March 2017 Issue
March 01, 2017

'Tomorrow it could be you. Or me. Any of us. All of us.'

Author: by Richard Ognibene, Fairport EA member
Source: NYSUT United

The following is excerpted from a Facebook post written by Richard Ognibene, Fairport EA member and 2008 NYS Teacher of the Year. Read the full text on the blog at nysut.org.

I met today with T. and M., a Muslim refugee and a Mexican immigrant, respectively ... They are part of my extended family of former students.

T. is from Afghanistan. His family fled persecution from the Taliban. T. didn't learn English until he entered kindergarten; Farsi was spoken at home. His father has significant health issues that required T. to assume more family responsibilities. M. is from Mexico. He came to America because his father's job required the family to relocate. He was an adolescent when he arrived so the new language was tough to master. ...

When they came to America, T. and M. faced the normal challenges of immigrants: new language, new foods, new customs. They also dealt with the indignities, stereotypes and slurs immigrants and refugees always face. With slight variation, these were the same challenges, stereotypes and slurs my great-grandparents faced when they arrived from Italy in the early 20th century.

Despite these challenges T. and M. have thrived. They are active in myriad school activities and have been accepted into college. ... They are loved and respected by teachers and students.

When President Trump announced his intentions to build a wall along the Mexican border and to ban immigrants from seven predominantly Muslim countries I wept. I know that for the foreseeable future, T. and M. will be looked at with suspicion, will be looked at as "other," will be looked at as less worthy, all because a political leader wants to score easy points with his base. ...

When one looks historically at efforts to dehumanize large groups of people — slavery, bigotry toward Irish and Italian immigrants in the early 20th century, the internment of Japanese during WWII, anti-Semitism in all of its ugly forms, prejudice toward LGBTQ people, etc. — those in favor of restrictions and bigotry always look bad in the end. ALWAYS. ...
The root ... is always the same: fear. Fear does bad things to us. It kills our empathy. There are many historic examples of this phenomenon, but I shall choose one that hits close to home.

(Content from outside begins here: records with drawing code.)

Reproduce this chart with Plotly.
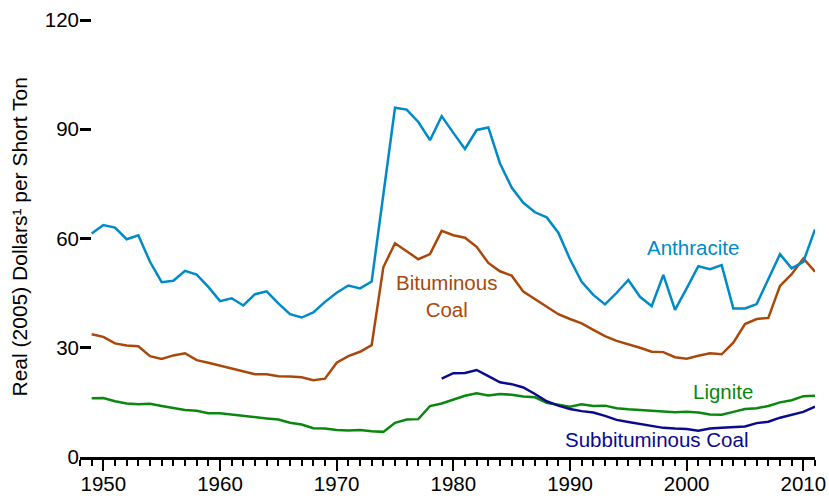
import plotly.graph_objects as go

years = list(range(1949, 2012))

anthracite = [61.4, 63.7, 63.0, 59.8, 60.9, 53.6, 48.0, 48.4, 51.1, 50.1,
              46.7, 42.8, 43.6, 41.6, 44.7, 45.5, 42.2, 39.2, 38.3, 39.7,
              42.6, 45.1, 47.1, 46.3, 48.2, 72.0, 95.9, 95.4, 92.0, 87.0,
              93.6, 89.0, 84.6, 89.8, 90.5, 80.6, 74.0, 69.8, 67.2, 65.8,
              61.6, 54.3, 48.1, 44.5, 41.9, 45.1, 48.6, 44.0, 41.4, 50.0,
              40.4, 46.3, 52.4, 51.6, 52.7, 40.8, 40.8, 42.0, 48.8, 55.7,
              51.8, 53.6, 62.5]

bituminous = [33.7, 33.0, 31.2, 30.6, 30.4, 27.7, 26.9, 27.9, 28.5, 26.6,
              25.9, 25.1, 24.2, 23.4, 22.7, 22.7, 22.2, 22.1, 21.9, 21.1,
              21.5, 25.9, 27.7, 28.9, 30.7, 52.1, 58.7, 56.5, 54.3, 55.7,
              62.1, 60.9, 60.2, 57.7, 53.3, 51.0, 49.8, 45.4, 43.3, 41.1,
              39.2, 37.9, 36.7, 34.9, 33.2, 31.9, 31.0, 30.0, 28.9, 28.8,
              27.4, 27.0, 27.8, 28.5, 28.2, 31.4, 36.5, 37.9, 38.2, 47.0,
              50.2, 54.5, 50.9]

lignite = [16.1, 16.2, 15.3, 14.7, 14.5, 14.6, 14.0, 13.5, 12.9, 12.7,
           12.0, 12.0, 11.6, 11.3, 10.9, 10.6, 10.3, 9.4, 8.9, 7.9,
           7.8, 7.4, 7.3, 7.4, 7.1, 6.9, 9.4, 10.3, 10.4, 14.0,
           14.7, 15.8, 16.8, 17.5, 16.9, 17.3, 17.1, 16.6, 16.4, 14.9,
           14.3, 13.8, 14.5, 14.0, 14.1, 13.4, 13.1, 12.9, 12.6, 12.4,
           12.3, 12.4, 12.2, 11.7, 11.6, 12.4, 13.2, 13.4, 14.0, 15.0,
           15.6, 16.7, 16.8]

sub_years = list(range(1979, 2012))
subbituminous = [21.5, 23.0, 23.1, 23.9, 22.2, 20.5, 20.0, 19.1, 17.3, 15.3,
                 14.1, 13.2, 12.6, 12.2, 11.3, 10.2, 9.6, 9.1, 8.5, 8.0,
                 7.8, 7.7, 7.2, 7.8, 8.0, 8.2, 8.4, 9.3, 9.7, 10.8,
                 11.7, 12.4, 13.8]

y_ticks = [0, 30, 60, 90, 120]

C_ANTH = "rgb(0,138,200)"
C_BIT = "rgb(170,72,12)"
C_LIG = "rgb(10,135,15)"
C_SUB = "rgb(10,10,140)"

fig = go.Figure()
fig.add_trace(go.Scatter(x=years, y=lignite, mode="lines",
                         line=dict(color=C_LIG, width=2.5), name="Lignite"))
fig.add_trace(go.Scatter(x=sub_years, y=subbituminous, mode="lines",
                         line=dict(color=C_SUB, width=2.5), name="Subbituminous Coal"))
fig.add_trace(go.Scatter(x=years, y=bituminous, mode="lines",
                         line=dict(color=C_BIT, width=2.5), name="Bituminous Coal"))
fig.add_trace(go.Scatter(x=years, y=anthracite, mode="lines",
                         line=dict(color=C_ANTH, width=2.5), name="Anthracite"))

font_family = "Liberation Sans, Arial, sans-serif"

fig.update_layout(
    width=829, height=498,
    margin=dict(l=80, r=14, t=18, b=41),
    paper_bgcolor="white", plot_bgcolor="white",
    showlegend=False,
    font=dict(family=font_family, color="black"),
    xaxis=dict(
        range=[1948, 2011], showgrid=False, zeroline=False, automargin=False,
        showline=True, linecolor="black", linewidth=2.5,
        ticks="outside", tick0=1950, dtick=10, ticklen=11, tickwidth=2,
        tickcolor="black", tickfont=dict(size=20.5, family=font_family),
        ticklabelstandoff=-4,
        minor=dict(dtick=1, tick0=1948, ticks="outside", ticklen=6,
                   tickwidth=2, tickcolor="black", showgrid=False),
    ),
    yaxis=dict(
        range=[0, 120.55], showgrid=False, zeroline=False, showline=False,
        automargin=False,
        tickvals=y_ticks, ticks="inside", ticklen=11,
        tickwidth=3, tickcolor="black",
        tickfont=dict(size=20.5, family=font_family),
    ),
)

ann_font = dict(size=20.5, family=font_family)
fig.add_annotation(x=0, y=0.5, xref="paper", yref="paper", xshift=-61,
                   text="Real (2005) Dollars¹ per Short Ton", textangle=-90,
                   showarrow=False, xanchor="center", yanchor="middle",
                   font=dict(size=21, family=font_family, color="black"))
fig.add_annotation(x=2000.5, y=57.5, text="Anthracite", showarrow=False,
                   font=dict(color=C_ANTH, **ann_font))
fig.add_annotation(x=1979.4, y=44.2, text="Bituminous<br>Coal", showarrow=False,
                   font=dict(color=C_BIT, **ann_font))
fig.add_annotation(x=2003.1, y=17.9, text="Lignite", showarrow=False,
                   font=dict(color=C_LIG, **ann_font))
fig.add_annotation(x=1997.4, y=4.7, text="Subbituminous Coal", showarrow=False,
                   font=dict(color=C_SUB, **ann_font))

fig.write_html("out.html", config={"displayModeBar": False},
               post_script="document.body.style.margin='0px';document.body.style.overflow='hidden';")
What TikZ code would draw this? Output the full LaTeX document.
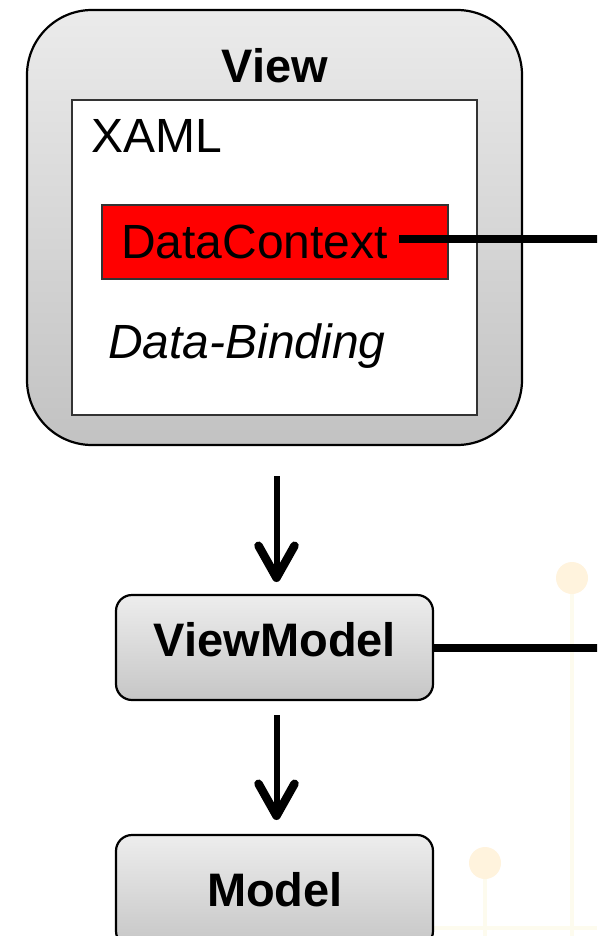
\documentclass[tikz,border=0pt]{standalone}
\usepackage{fontspec}
\setmainfont{Liberation Sans}
\usetikzlibrary{arrows.meta}
\definecolor{boxtop}{HTML}{EBEBEB}
\definecolor{boxbot}{HTML}{C2C2C2}
\definecolor{smalltop}{HTML}{EDEDED}
\definecolor{smallbot}{HTML}{C6C6C6}
\definecolor{edge}{HTML}{333333}
\definecolor{decoline}{HTML}{FDFBEE}
\definecolor{decodot}{HTML}{FFF3DD}
\begin{document}
\begin{tikzpicture}[x=1pt,y=-1pt,
  every node/.style={inner sep=0pt, outer sep=0pt},
  txt/.style={font=\fontsize{48}{52}\selectfont, anchor=base west},
  btxt/.style={font=\fontsize{47}{52}\selectfont\bfseries, anchor=base},
  bigbox/.style={draw=black, line width=2.2pt, rounded corners=65pt,
    top color=boxtop, bottom color=boxbot, minimum width=495pt, minimum height=435pt},
  smallbox/.style={draw=black, line width=2.2pt, rounded corners=16pt,
    top color=smalltop, bottom color=smallbot, minimum width=317pt},
  arr/.style={line width=6pt, -{Straight Barb[round, length=32pt, width=36pt, line width=8.5pt]}},
  link/.style={line width=8pt}]
\useasboundingbox (0,0) rectangle (597,936);
\clip (0,0) rectangle (597,936);
% faint background decoration
\draw[decoline, line width=4pt] (572,590) -- (572,936);
\draw[decoline, line width=4pt] (485,875) -- (485,936);
\draw[decoline, line width=4pt] (433,928) -- (597,928);
\fill[decodot] (572,578) circle (16pt);
\fill[decodot] (485,863) circle (16pt);
% View
\node[bigbox] (view) at (274.5,227.5) {};
\node[draw=edge, line width=1.5pt, fill=white, minimum width=405pt, minimum height=315pt] (xaml) at (274.5,257.5) {};
\node[btxt] (viewtxt) at (275,83) {View};
\node[txt] (xamltxt) at (91,153) {XAML};
\node[draw=edge, line width=1.5pt, fill=red, minimum width=346pt, minimum height=74pt] (dc) at (275,242) {};
\node[txt] (dctxt) at (121,258) {DataContext};
\node[txt, font=\fontsize{48}{52}\selectfont\itshape] (db) at (108,358) {Data-Binding};
% ViewModel and Model
\node[smallbox, minimum height=105pt] (vm) at (274.5,647.5) {};
\node[btxt] (vmtxt) at (275,656) {ViewModel};
\node[smallbox, minimum height=112pt] (model) at (274.5,891) {};
\node[btxt] (modeltxt) at (275,906) {Model};
% connectors
\coordinate (dcstart) at (399,239);
\coordinate (dcend) at (600,239);
\coordinate (vmend) at (600,648);
\draw[link] (dcstart) -- (dcend);
\draw[link] (vm.east |- vmend) -- (vmend);
\draw[arr, shorten <=31pt, shorten >=13pt] ([xshift=2pt]view.south) -- ([xshift=2pt]vm.north);
\draw[arr, shorten <=15pt, shorten >=15pt] ([xshift=2pt]vm.south) -- ([xshift=2pt]model.north);
\end{tikzpicture}
\end{document}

I came out as a gay man at age 22 and I remember similarly awful, restrictive policies being proposed toward people with AIDS at that time. It was a new disease, it was scary beyond words, and some politicians were suggesting draconian measures — that we quarantine our brothers and sisters with AIDS, issue identity cards for those who were HIV positive, and — wait for it — use tattoos to identify said people. All of us in the gay community, regardless of health status, were viewed by less enlightened people with suspicion and distrust. ...
Today it's Mexicans or Muslims from select countries. These arbitrary restrictions seem perfectly reasonable to those who are neither. But tomorrow it could be you. Or me. Any of us. All of us. ...

Fifty years from now, perhaps sooner, people will look back at this time and ask one of two questions:

1. How did Americans let these horrible things occur?

2. How did Americans resist the fear and bigotry of its leader in order to reclaim its position as a beacon of hope in the world?

For T., M., and many others, we need to join hands, work hard, and make sure it's the latter.